According to them, there is no raison d’etre for Israel other than the survival instinct. They would happily silence the voices – of students, of faculty – of anyone who thinks differently to them and if they have to falsify information on the way, then that is totally acceptable to them.
Just as the earliest Zionists mistakenly believed that they could create a new Jewish identity through the image of the new secular Hebrew farmer divorced from their cultural and religious roots, so too Bennett believes that he can create a new Jewish identity through the means of a right-wing territorial irredentism and McCarthyism which, in the long term, will cause great damage to Israel’s security and image. The only difference between these two vastly contrasting and alternative visions is that the earliest Zionists, the vast majority of whom were secular, laid the foundation for the creation of the State of Israel and a Jewish Homeland, while Bennett and his right-wing allies are chipping away at these same foundations in a way which, if pursued much further, will bring about the eventual dismantlement of the state.
Bennett is right about one thing: that we don’t need to apologize.

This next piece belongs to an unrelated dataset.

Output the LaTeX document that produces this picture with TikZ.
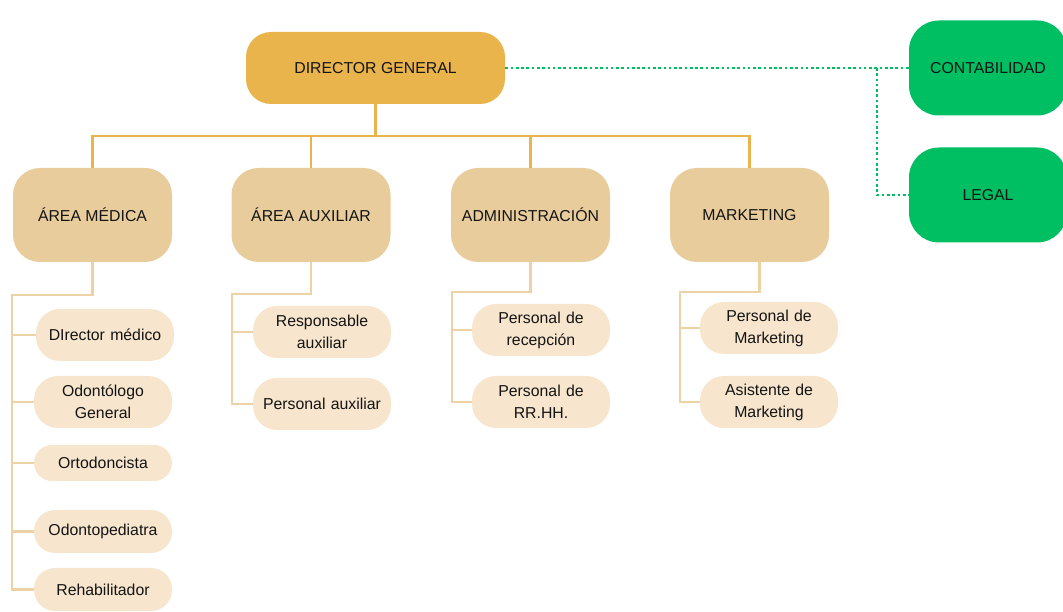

We don’t need to apologize for being proud of Zionism (even if we interpret what it means to be a Zionist in very different ways).
We don’t need to apologize for desiring a Jewish state in its ancestral homeland in the face of those who would delegitimize us (even if we differ greatly about the rights to be given to another people living in the same territory).
But neither do we need to apologize for being proud liberal, pro-human rights, anti-occupation believers in a pragmatic Zionism which holds out the only long-term future for the State of Israel.
The Labor Party has finally woken up to the fact that Zionism and patriotism have been hijacked by the extremist right-wing ideologues and politicians during the past two decades. The reincarnation of the Labor party, headed by Herzog, is rightfully seeking to reclaim and regain the name of Zionism under its new identity, the Zionist Camp, as a far better alternative to the (ultra) Nationalist camp headed by Netanyahu, Bennett and their rightwing allies.
The newspeak and cheap sloganeering of Bennett, Shoval and their right-wing allies should not be allowed to divert us from what is really important for the future of the State of Israel.
The writer is dean of the faculty of Humanities and Social sciences at Ben-Gurion University. The views expressed are his alone.